The common ground dove lives in open areas that have trees and bushes. They are also found in forests with sandy areas, farmlands, and savannahs and near human infrastructure. Common ground doves seem to hold territories but they are rarely aggressive when dealing with intruders.

==Behaviour==

===Diet===
The common ground dove is a ground gleaner; as such it forages on the ground feeding on vegetation, seeds and fruits. It can also feed on insects and snails (including the shells), and will feed from bird feeders if available to them. They often eat while they are still moving and searching for other food items.

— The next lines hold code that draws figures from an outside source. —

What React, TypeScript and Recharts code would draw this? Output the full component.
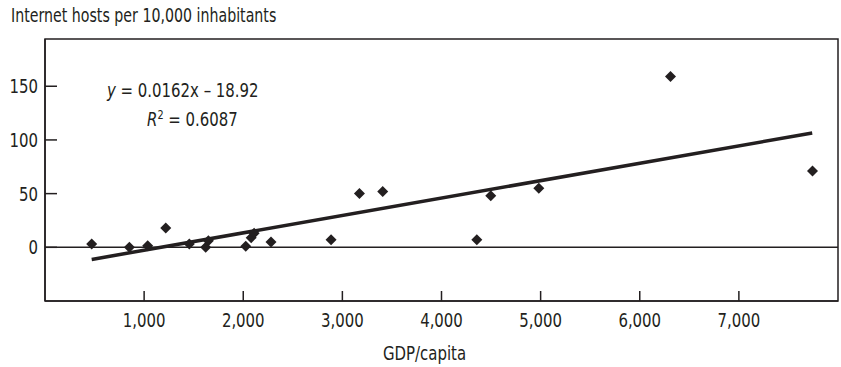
import { ScatterChart, Scatter, XAxis, YAxis, ReferenceLine, ReferenceArea } from "recharts";

// GDP per capita vs internet hosts per 10,000 inhabitants
const gdpPerCapita = [471, 851, 1036, 1218, 1456, 1621, 1648, 2025, 2080, 2110, 2280, 2886, 3172, 3407, 4356, 4497, 4982, 6310, 7743];
const hostsPer10k = [3, 0, 1.5, 18, 3, 0, 6, 1, 9, 13, 5, 7, 50, 52, 7, 48, 55, 159, 71];

const xTicks = [1000, 2000, 3000, 4000, 5000, 6000, 7000];
const yTicks = [0, 50, 100, 150];

const trendSlope = 0.0162;
const trendIntercept = -18.92;
const trendFrom = 471;
const trendTo = 7740;

const ink = "#231f20";
const font = "'Liberation Sans Narrow', 'DejaVu Sans Condensed', 'Roboto Condensed', sans-serif";
const squeeze = "scaleX(0.83)";

const points = gdpPerCapita.map((x, i) => ({ x, y: hostsPer10k[i] }));
const trend = [trendFrom, trendTo].map((x) => ({ x, y: trendSlope * x + trendIntercept }));

const Diamond = (props: any) => {
  const { cx, cy } = props;
  const r = 5.5;
  return <polygon points={`${cx},${cy - r} ${cx + r},${cy} ${cx},${cy + r} ${cx - r},${cy}`} fill={ink} />;
};

const XTick = ({ x, y, payload }: any) => (
  <text
    transform={`translate(${x},${y + 16}) scale(0.83,1)`}
    textAnchor="middle"
    fontSize={20}
    fill={ink}
    style={{ fontFamily: font, fontStretch: "condensed" }}
  >
    {Number(payload.value).toLocaleString("en-US")}
  </text>
);

const YTick = ({ x, y, payload }: any) => (
  <text
    transform={`translate(${x},${y + 7}) scale(0.83,1)`}
    textAnchor="end"
    fontSize={20}
    fill={ink}
    style={{ fontFamily: font, fontStretch: "condensed" }}
  >
    {payload.value}
  </text>
);

const textBox = (left: number, top: number) => ({
  position: "absolute" as const,
  left,
  top,
  fontSize: 20,
  lineHeight: "26px",
  whiteSpace: "nowrap" as const,
  transform: squeeze,
  transformOrigin: "left top",
});

export default function App() {
  return (
    <div style={{ position: "absolute", left: 0, top: 0, width: 841, height: 367, background: "#fff", fontFamily: font, fontStretch: "condensed", color: ink }}>
      <div style={{ ...textBox(11, 3), fontSize: 19, lineHeight: "24px" }}>Internet hosts per 10,000 inhabitants</div>
      <ScatterChart width={841} height={367} margin={{ top: 39, right: 3, left: 0, bottom: 0 }}>
        <XAxis
          type="number"
          dataKey="x"
          domain={[0, 8000]}
          ticks={xTicks}
          height={66}
          tickSize={-10}
          tickMargin={20}
          tick={<XTick />}
          stroke={ink}
          strokeWidth={1.5}
          allowDataOverflow
        />
        <YAxis
          type="number"
          dataKey="y"
          domain={[-50, 194]}
          ticks={yTicks}
          width={45}
          tickSize={-12}
          tickMargin={19}
          tick={<YTick />}
          stroke={ink}
          strokeWidth={1.5}
          allowDataOverflow
        />
        <ReferenceArea x1={0} x2={8000} y1={-50} y2={194} fill="none" stroke={ink} strokeWidth={1.5} />
        <ReferenceLine y={0} stroke={ink} strokeWidth={1.5} />
        <Scatter data={trend} line={{ stroke: ink, strokeWidth: 3.5 }} shape={() => <g />} isAnimationActive={false} />
        <Scatter data={points} shape={Diamond} isAnimationActive={false} />
      </ScatterChart>
      <div style={textBox(107, 77)}>
        <i>y</i> = 0.0162x – 18.92
      </div>
      <div style={textBox(147, 102)}>
        <i>R</i>
        <sup style={{ fontSize: 13, verticalAlign: "7px" }}>2</sup> = 0.6087
      </div>
      <div style={textBox(383, 340)}>GDP/capita</div>
    </div>
  );
}
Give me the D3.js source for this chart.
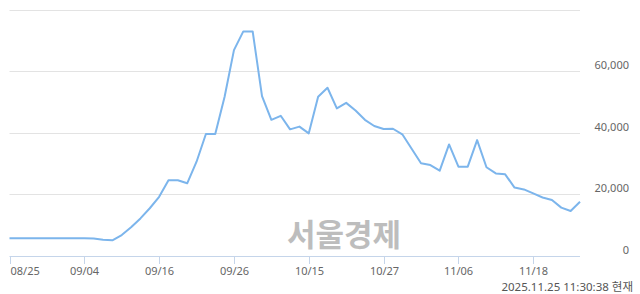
<!DOCTYPE html>
<html>
<head>
<meta charset="utf-8">
<script src="https://cdn.jsdelivr.net/npm/d3@7"></script>
<style>
  body { margin: 0; background: #fff; }
  text { font-family: "Noto Sans", "Noto Sans CJK KR", sans-serif; }
</style>
</head>
<body>
<div id="plot"></div>
<script>
// trading days 08/25 ~ 11/25
var dates = ["08/25","08/26","08/27","08/28","08/29",
  "09/01","09/02","09/03","09/04","09/05",
  "09/08","09/09","09/10","09/11","09/12",
  "09/15","09/16","09/17","09/18","09/19",
  "09/22","09/23","09/24","09/25","09/26",
  "09/29","09/30","10/01","10/02","10/10",
  "10/13","10/14","10/15","10/16","10/17",
  "10/20","10/21","10/22","10/23","10/24",
  "10/27","10/28","10/29","10/30","10/31",
  "11/03","11/04","11/05","11/06","11/07",
  "11/10","11/11","11/12","11/13","11/14",
  "11/17","11/18","11/19","11/20","11/21",
  "11/24","11/25"];

var prices = [5800,5800,5800,5800,5800,5800,5800,5800,5800,5700,
  5300,5100,6800,9300,12200,15500,19200,24600,24600,23600,
  30600,39600,39600,51700,66800,72900,72900,51900,44200,45500,
  41100,42000,39800,51700,54600,47900,49700,47200,44200,42200,
  41200,41300,39500,34800,30100,29500,27700,36200,29000,29000,
  37600,28800,26800,26500,22200,21600,20300,19000,18200,15700,
  14600,17600];

var xTicks = ["08/25","09/04","09/16","09/26","10/15","10/27","11/06","11/18"];
var yTicks = [0, 20000, 40000, 60000];
var yGrid = [20000, 40000, 60000, 80000];
var stamp = "2025.11.25 11:30:38 현재";

var width = 640, height = 294;
var plotLeft = 9.5, plotRight = 580, plotTop = 9.5, plotBottom = 256;

var svg = d3.select("#plot").append("svg")
  .attr("width", width)
  .attr("height", height);

var x = d3.scalePoint().domain(dates).range([plotLeft, plotRight]);
var y = d3.scaleLinear().domain([0, 80000]).range([plotBottom, plotTop]);

// grid
svg.selectAll(".grid")
  .data(yGrid)
  .join("line")
  .attr("class", "grid")
  .attr("x1", plotLeft).attr("x2", plotRight)
  .attr("y1", d => Math.round(y(d)) + 0.5)
  .attr("y2", d => Math.round(y(d)) + 0.5)
  .style("stroke", "#e3e3e3")
  .style("stroke-width", 1);

// watermark
svg.append("text")
  .attr("x", 344).attr("y", 246)
  .attr("text-anchor", "middle")
  .style("font-family", "'Noto Sans CJK KR', sans-serif")
  .style("font-weight", "bold")
  .style("font-size", "31px")
  .style("fill", "#bdbdbd")
  .text("서울경제");

// x axis line
svg.append("line")
  .attr("x1", plotLeft).attr("x2", plotRight)
  .attr("y1", plotBottom + 0.5).attr("y2", plotBottom + 0.5)
  .style("stroke", "#c5d5ea");

var tick = svg.selectAll(".xtick")
  .data(xTicks)
  .join("g")
  .attr("class", "xtick")
  .attr("transform", d => `translate(${Math.round(x(d)) + 0.5},${plotBottom})`);

tick.append("line")
  .attr("y1", 0).attr("y2", 8)
  .style("stroke", "#c5d5ea");

tick.append("text")
  .attr("y", 19)
  .attr("text-anchor", (d, i) => i == 0 ? "start" : "middle")
  .style("font-size", "11px")
  .style("fill", "#666")
  .text(d => d);

// y labels on the right
svg.selectAll(".ylab")
  .data(yTicks)
  .join("text")
  .attr("class", "ylab")
  .attr("x", 629)
  .attr("y", d => y(d) - 2)
  .attr("text-anchor", "end")
  .style("font-size", "11px")
  .style("fill", "#666")
  .text(d => d3.format(",")(d));

// price line
var line = d3.line()
  .x((d, i) => x(dates[i]))
  .y(d => y(d));

svg.append("path")
  .datum(prices)
  .attr("d", line)
  .style("fill", "none")
  .style("stroke", "#7cb5ec")
  .style("stroke-width", 2)
  .style("stroke-linejoin", "round");

svg.append("text")
  .attr("x", 633).attr("y", 291)
  .attr("text-anchor", "end")
  .style("font-size", "11.5px")
  .style("fill", "#555")
  .text(stamp);
</script>
</body>
</html>
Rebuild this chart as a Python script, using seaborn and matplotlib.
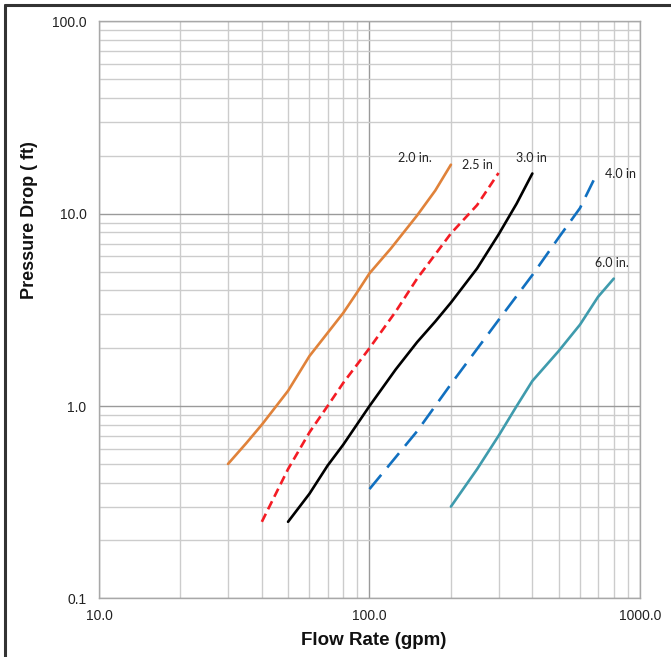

Common ground doves can suck water into their beak and swallow it by lifting their heads, which is a common feature shared with other members of its family.

===Breeding===
The common ground dove mates with its partner for life. They build nests on the ground in vegetation or sometimes slightly off the ground in bushes. Their nests are quite simple, usually just a slight groove in the ground surrounded with plant material in a simple manner. The nests in bushes often are a simple structure of twigs and vegetation that are often fragile. They can become sexually active within 79 days after hatching. Nesting can occur between February and October; however, the peak of nesting occurs between early April and mid May. They can have 2–3 broods in any given year. On average, two white eggs are laid that are incubated by both parents for 12–14 days. The hatchlings are altricial at birth and covered in a small amount of gray down feathers. The young birds can fledge in 11 days. Both parents feed the young birds until they are ready to feed themselves.